A commitment to diversity requires us to constantly rethink our assumptions
One particular area that we are looking at is increasing the number of disabled people volunteering in VSO programmes. Over 300 disabled young people from across the UK have volunteered in the last 5 years on the International Citizen Service (ICS) programme that we manage on behalf of the UK Department for International Development. We want to increase that figure substantially moving forward. This means reviewing and positively seeking to improve our processes and policies across volunteer recruitment marketing, our application process and the necessary safety and security considerations for each placement we recruit towards.
At VSO, a substantial part of our international development work is with and for young people. Last summer we recruited two Youth Advisers to help bring the voice and presence of global youth to our International Board. More than 120 volunteers from across the world put in their applications for the roles – and eventually we chose Takyiwa Danso from London, and Felix Owino, from Nairobi, for their significant achievements during and after volunteering with us, and we have already had some brilliant insights from them.
We also made a decision at VSO that we would move more of our global leadership roles out of the UK and closer to those we serve. Our global operations are now managed from South Africa, while our monitoring and evaluation team is led from India, and our international finance management is directed from Nepal. This means we have to work differently: reaching out to build understanding; listening more carefully to different perspectives; and integrating different views. We can no longer sit in our own internal organisational “communities” if we are to effectively serve communities around the world through our work.

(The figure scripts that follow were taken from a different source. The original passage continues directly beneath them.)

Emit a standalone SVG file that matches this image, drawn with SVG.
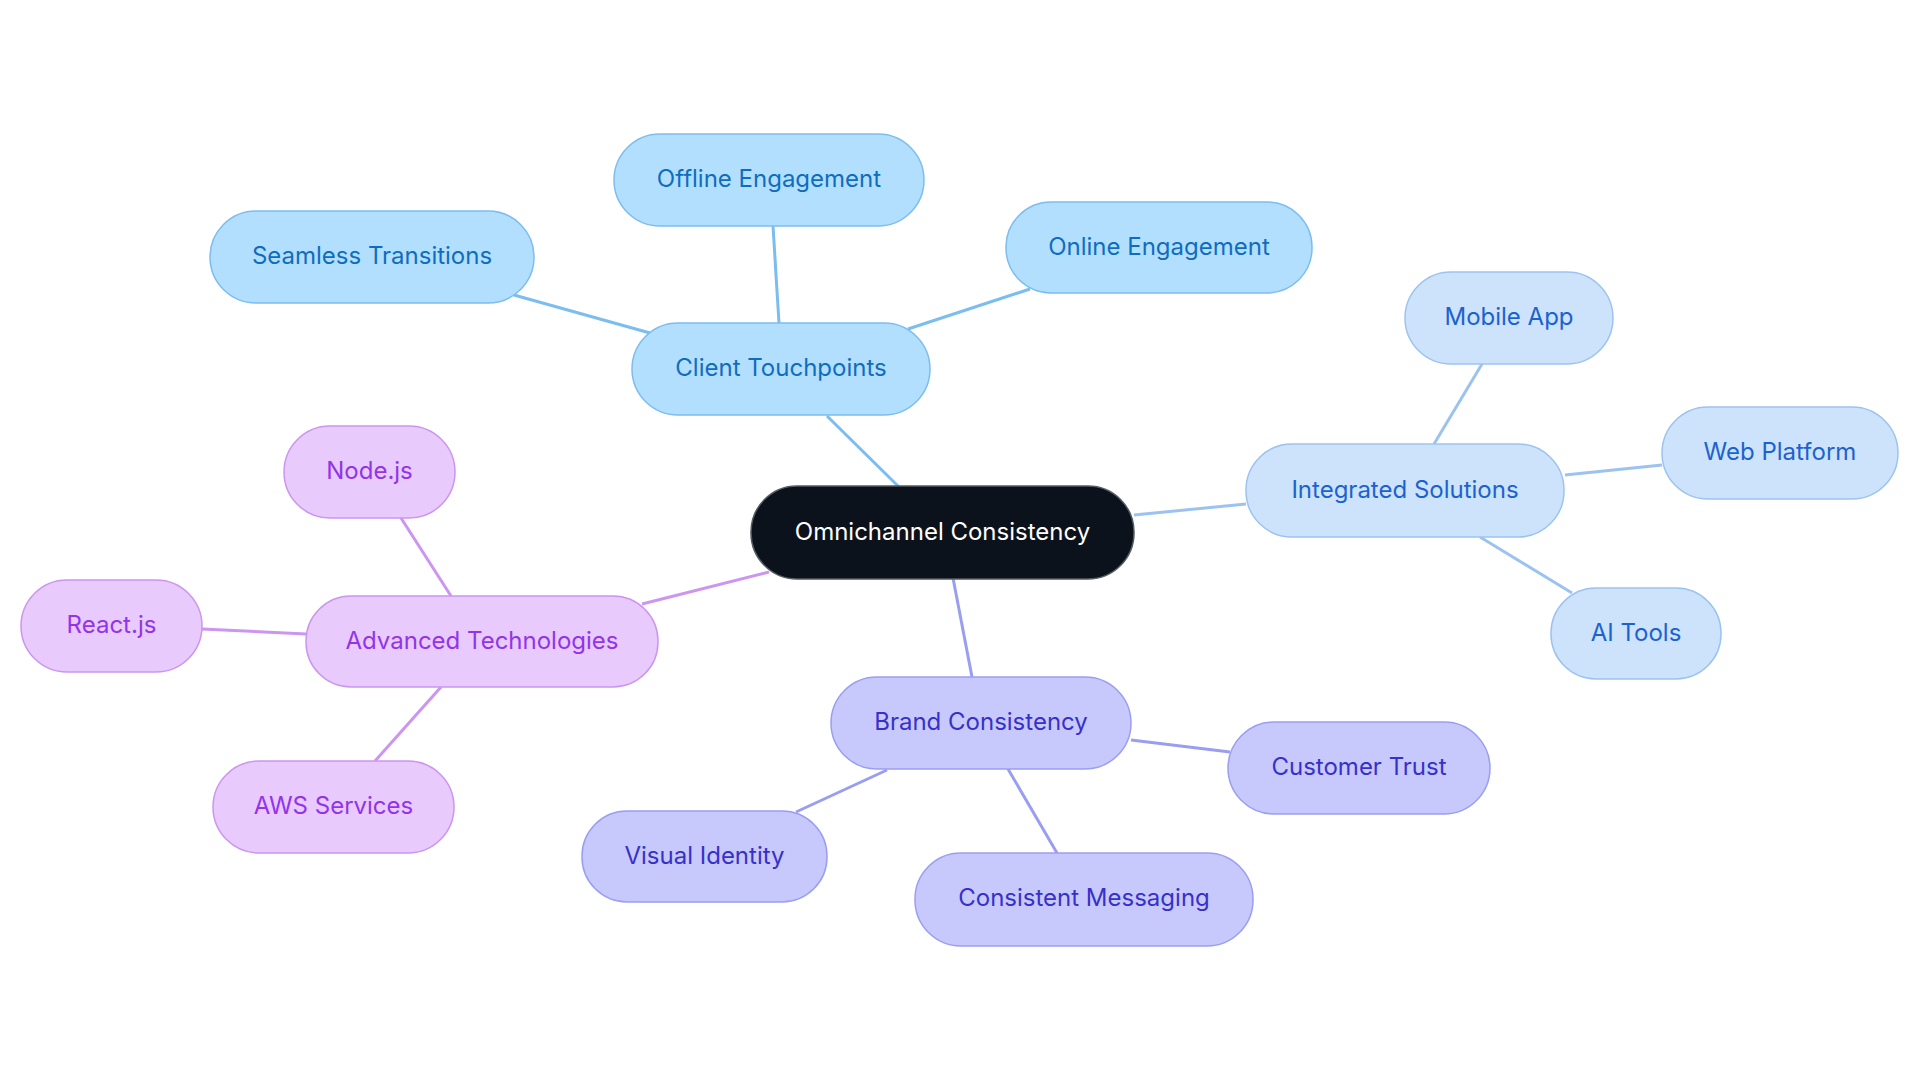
<svg xmlns="http://www.w3.org/2000/svg" width="1920" height="1083" viewBox="0 0 1920 1083">
<style>
text{font-family:Inter,"Noto Sans",sans-serif;font-size:24px;text-anchor:middle}
.c1 rect{fill:#b3dffe;stroke:#7cbdf0;stroke-width:1.5}
.c1 text{fill:#0f6dbf}
.c2 rect{fill:#cde3fb;stroke:#9cc3f0;stroke-width:1.5}
.c2 text{fill:#1b62d0}
.c3 rect{fill:#e8cafd;stroke:#cc95f0;stroke-width:1.5}
.c3 text{fill:#9333ea}
.c4 rect{fill:#c7c9fd;stroke:#9a9ef0;stroke-width:1.5}
.c4 text{fill:#3730c9}
.root rect{fill:#0c121b;stroke:#555b63;stroke-width:1.5}
.root text{fill:#ffffff}
.l1{stroke:#7cbdf0;stroke-width:3;fill:none}
.l2{stroke:#9cc3f0;stroke-width:3;fill:none}
.l3{stroke:#cc95f0;stroke-width:3;fill:none}
.l4{stroke:#9a9ef0;stroke-width:3;fill:none}
</style>
<rect width="1920" height="1083" fill="#ffffff"/>
<g id="connectors">
<line class="l1" x1="899" y1="487" x2="827" y2="416"/>
<line class="l1" x1="779" y1="323" x2="773" y2="226"/>
<line class="l1" x1="908" y1="329" x2="1030" y2="289"/>
<line class="l1" x1="650" y1="333" x2="514" y2="295"/>
<line class="l2" x1="1134" y1="515" x2="1246" y2="504"/>
<line class="l2" x1="1434" y1="444" x2="1482" y2="364"/>
<line class="l2" x1="1565" y1="475" x2="1662" y2="465"/>
<line class="l2" x1="1480" y1="537" x2="1572" y2="593"/>
<line class="l3" x1="769" y1="572" x2="642" y2="604"/>
<line class="l3" x1="451" y1="596" x2="401" y2="518"/>
<line class="l3" x1="306" y1="634" x2="202" y2="629"/>
<line class="l3" x1="441" y1="687" x2="375" y2="761"/>
<line class="l4" x1="953" y1="578" x2="972" y2="677"/>
<line class="l4" x1="1131" y1="740" x2="1230" y2="752"/>
<line class="l4" x1="887" y1="770" x2="796" y2="812"/>
<line class="l4" x1="1008" y1="769" x2="1057" y2="853"/>
</g>
<g id="root" class="root"><rect x="751" y="486" width="383" height="93" rx="46"/><text x="942.5" y="540">Omnichannel Consistency</text></g>
<g id="client-touchpoints" class="c1"><rect x="632" y="323" width="298" height="92" rx="46"/><text x="781" y="376">Client Touchpoints</text></g>
<g id="offline-engagement" class="c1"><rect x="614" y="134" width="310" height="92" rx="46"/><text x="769" y="187">Offline Engagement</text></g>
<g id="online-engagement" class="c1"><rect x="1006" y="202" width="306" height="91" rx="45"/><text x="1159" y="255">Online Engagement</text></g>
<g id="seamless-transitions" class="c1"><rect x="210" y="211" width="324" height="92" rx="46"/><text x="372" y="264">Seamless Transitions</text></g>
<g id="integrated-solutions" class="c2"><rect x="1246" y="444" width="318" height="93" rx="46"/><text x="1405" y="498">Integrated Solutions</text></g>
<g id="mobile-app" class="c2"><rect x="1405" y="272" width="208" height="92" rx="46"/><text x="1509" y="325">Mobile App</text></g>
<g id="web-platform" class="c2"><rect x="1662" y="407" width="236" height="92" rx="46"/><text x="1780" y="460">Web Platform</text></g>
<g id="ai-tools" class="c2"><rect x="1551" y="588" width="170" height="91" rx="45"/><text x="1636" y="641">AI Tools</text></g>
<g id="advanced-technologies" class="c3"><rect x="306" y="596" width="352" height="91" rx="45"/><text x="482" y="649">Advanced Technologies</text></g>
<g id="nodejs" class="c3"><rect x="284" y="426" width="171" height="92" rx="46"/><text x="369.5" y="479">Node.js</text></g>
<g id="reactjs" class="c3"><rect x="21" y="580" width="181" height="92" rx="46"/><text x="111.5" y="633">React.js</text></g>
<g id="aws-services" class="c3"><rect x="213" y="761" width="241" height="92" rx="46"/><text x="333.5" y="814">AWS Services</text></g>
<g id="brand-consistency" class="c4"><rect x="831" y="677" width="300" height="92" rx="46"/><text x="981" y="730">Brand Consistency</text></g>
<g id="customer-trust" class="c4"><rect x="1228" y="722" width="262" height="92" rx="46"/><text x="1359" y="775">Customer Trust</text></g>
<g id="visual-identity" class="c4"><rect x="582" y="811" width="245" height="91" rx="45"/><text x="704.5" y="864">Visual Identity</text></g>
<g id="consistent-messaging" class="c4"><rect x="915" y="853" width="338" height="93" rx="46"/><text x="1084" y="906">Consistent Messaging</text></g>
</svg>
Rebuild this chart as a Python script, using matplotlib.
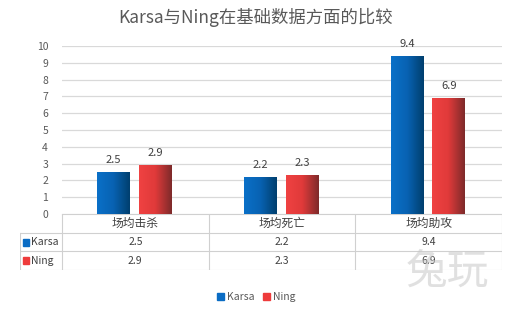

A commitment to diversity requires us to constantly rethink our assumptions about why some voices are heard and are influential and others are not. So while we are proud to be recognised as being the most diverse UK charity in terms of our senior leadership, especially given the current lack of diversity in senior leadership across the UK, we will use this recognition as a spur to do more. So, we start again today by asking “what do we need to do, to do better?”